Reliable Pie Crust Recipe
Fast forward – I found Wanda’s Pie in the Sky by Toronto’s own Wanda Beaver. She has a pie shop of the same name which is currently located in Kensington Market. Check it out at http://wandaspieinthesky.com/
This is the first time I used a food processor method which I had always resisted as not quite, you know, real. But the food processor method proves to be far easier and more reliable than cutting the butter in by hand with a pastry blender. I’ve used this recipe ever since the book was published. Wonderful pies have been rolling out of my oven with nary a crust failure. I am only going to include the food processor method in this recipe, since that’s the only one I use. If you prefer using a pastry cutter, check out the book for more instructions.
The Goal: Flavour and Flakiness
Please resist the temptation to use only butter. You need the combination of butter for flavour and shortening (or margarine) for flakiness. I used to buy shortening which just sat there in the cupboard until I made another pie. Then one of the bakers at the Big Carrot bakery counter told me that they used margarine in place of shortening, and I have done that ever since.
You will find it easier to get the pie crust into the pan without ripping if you use a silicone rolling mat. Put the lump of dough to be rolled onto a silicone mat and then put another mat on top. Roll the crust sandwiched between the two mat. Then peel the top mat off, flip the crust over the pie pan still attached to the second mat and peel that mat off.
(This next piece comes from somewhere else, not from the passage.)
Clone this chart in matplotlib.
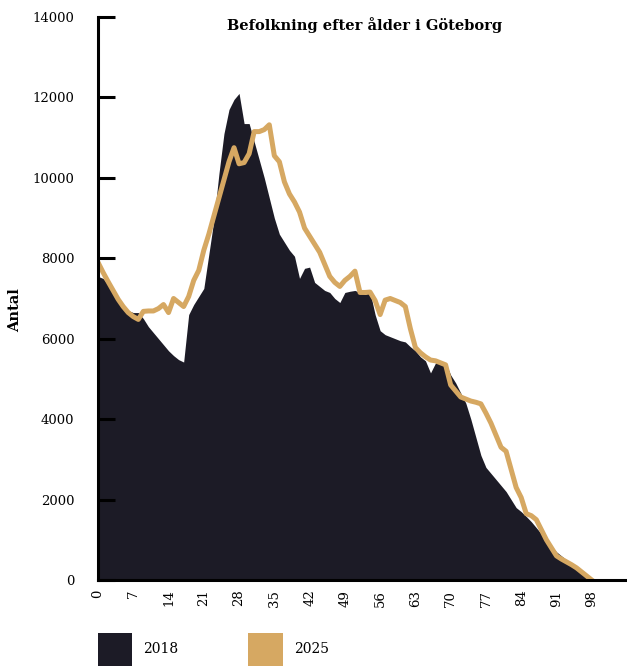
import matplotlib
matplotlib.use("Agg")
import matplotlib.pyplot as plt
from matplotlib.patches import Patch
import numpy as np

ages = list(range(0, 99))
pop_2018 = [7550, 7500, 7350, 7150, 6950, 6800, 6700, 6650, 6650, 6500,
            6300, 6150, 6000, 5850, 5700, 5580, 5480, 5420, 6600, 6850,
            7050, 7250, 8100, 8950, 10100, 11100, 11700, 11950, 12100, 11350,
            11350, 10900, 10450, 10000, 9500, 9000, 8600, 8400, 8200, 8050,
            7500, 7750, 7780, 7400, 7300, 7200, 7150, 7000, 6900, 7150,
            7180, 7200, 7150, 7100, 7160, 6600, 6200, 6100, 6050, 6000,
            5950, 5920, 5800, 5700, 5550, 5450, 5150, 5400, 5400, 5400,
            5100, 4900, 4650, 4400, 4000, 3550, 3100, 2800, 2650, 2500,
            2350, 2200, 2000, 1800, 1700, 1580, 1450, 1300, 1150, 1000,
            850, 700, 600, 500, 400, 300, 220, 120, 30]
pop_2025 = [7900, 7650, 7420, 7200, 6980, 6800, 6650, 6550, 6480, 6680,
            6690, 6690, 6750, 6850, 6650, 7000, 6900, 6800, 7050, 7450,
            7700, 8200, 8600, 9050, 9500, 9950, 10400, 10750, 10350, 10380,
            10600, 11150, 11150, 11200, 11320, 10550, 10400, 9900, 9600, 9400,
            9150, 8750, 8550, 8350, 8150, 7850, 7550, 7400, 7300, 7450,
            7550, 7680, 7150, 7150, 7160, 6950, 6600, 6960, 7000, 6950,
            6900, 6800, 6250, 5780, 5650, 5550, 5470, 5450, 5400, 5350,
            4850, 4700, 4550, 4500, 4450, 4420, 4380, 4150, 3900, 3600,
            3300, 3200, 2750, 2300, 2050, 1650, 1600, 1500, 1250, 1000,
            800, 600, 520, 450, 380, 300, 200, 100, 0]
xticks = list(range(0, 99, 7))
yticks = list(range(0, 14001, 2000))
title = "Befolkning efter ålder i Göteborg"
ylabel = "Antal"
labels = ["2018", "2025"]

dark = "#1c1b26"
tan = "#d6a862"
plt.rcParams['font.family'] = ['DejaVu Serif']

fig = plt.figure(figsize=(6.27, 6.66), dpi=100)
ax = fig.add_axes([98/627, 1-580/666, 1-98/627, (580-17)/666])
ax.fill_between(ages, 0, pop_2018, color=dark, lw=0)
ax.plot(ages, pop_2025, color=tan, lw=3.6, solid_joinstyle='round')
ax.set_xlim(0, 105)
ax.set_ylim(0, 14000)
ax.set_xticks(xticks)
ax.set_xticklabels([str(t) for t in xticks], rotation=90, fontsize=9.5)
ax.set_yticks(yticks)
ax.set_yticklabels([str(t) for t in yticks], fontsize=9.5)
ax.tick_params(axis='x', length=0, pad=7)
ax.tick_params(axis='y', direction='in', length=12, width=2.2, pad=17)
ax.spines['top'].set_visible(False)
ax.spines['right'].set_visible(False)
ax.spines['left'].set_linewidth(2.2)
ax.spines['bottom'].set_linewidth(2.2)
ax.set_ylabel(ylabel, fontsize=10.5, fontweight='bold')
ax.yaxis.set_label_coords(-(98 - 22) / (627 - 98), 0.48)
fig.text(365/627, 1-25/666, title, ha='center', va='center', fontsize=10.5, fontweight='bold')

handles = [Patch(facecolor=dark, edgecolor='none'), Patch(facecolor=tan, edgecolor='none')]
fig.legend(handles, labels, loc='upper left', bbox_to_anchor=(92/627, 1-627/666),
           ncol=2, frameon=False, fontsize=10, handlelength=2.5, handleheight=3.3,
           handletextpad=0.8, columnspacing=5.0, borderaxespad=0)
fig.savefig("out.png", dpi=100)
Fit the crust into the pan as you peel.
This is the recipe for a double crust. A double crust pie has both a top and bottom crust.
Double Crust Pastry
This is a basic foundation recipe for a multi-purpose pie crust.
- 2 1/4 cups all purpose flour
- 1/4 teaspoon salt
- 1/2 cup unsalted butter (cold (frozen for 15 minutes is even better), cut into 1/2" cubes)
- 1/2 cup shortening or margarine (cold (or pre-frozen for 15 minutes), cut into 1/2" cubes)
- 1/3 cup ice water
- Make sure all the ingredients are as cold as possible. Cut and pre-freeze the butter and shortening (or margarine) for 15 minutes if you have the time.
- Using a food processor, combing the flour, salt, butter and shortening. Process until the mixture resembles coarse meal and begins to clump together. Cook’s Illustrated advises using 10 or 12 one second bursts on the food processor pulse button, and I’ve found that rule works for me.
- Sprinkle the water in. Let rest for 30 seconds and then process very briefly just until dough begins to stick together and come away from side of the bowl. Turn onto a lightly floured work surface or a silicone mat and press together to form a ball or cylinder. Divide the dough lump into 2/3 and 1/3 (you need less for the top crust) and press into disks. Wrap in plastic and chill for at least 20 minutes.
- Let the dough warm slightly at room temperature if it is too hard to roll. Place the larger piece of dough for the bottom crust on a lightly floured board or silicone rolling mat. I prefer to use a silicone mat and then put another mat on top to reduce the dough sticking and make it easier to get into the pan. Roll the dough until it is about 1/8″ thick and about 1 1/2 inches in diameter larger than the pie pan you are using. Transfer the pastry to the pie pan. I use the method described above, where I peel the top mat, flip the dough onto the pan and peel the other mat off.
- Roll the top crust as directed by your recipe.
If you don’t have a silicone baking mat, this it the type that I use: http://www.kitchenstuffplus.com/ksp-flux-silicone-baking-sheet-blue It only costs $8 and has many uses besides pie crusts. They are heat resistant up to 450 degrees, so I use them to line baking pans instead of greasing.
Rolling Pin Rings: http://www.bedbathandbeyond.ca/store/product/rolling-pin-rings/1013166889 You can achieve more consistent thickness of your dough by using rolling pin rings. The rings come in different sizes. Slip the appropriate size over the ends of your rolling pin. Your rolling pin needs to be longer than the size of the pan you are using. If your rolling pin is smaller, then the band starts to run across the dough surface.
Note: I have no relationship to any products or retailers mentioned in this post. These are purely independent referrals to gadgets I find useful.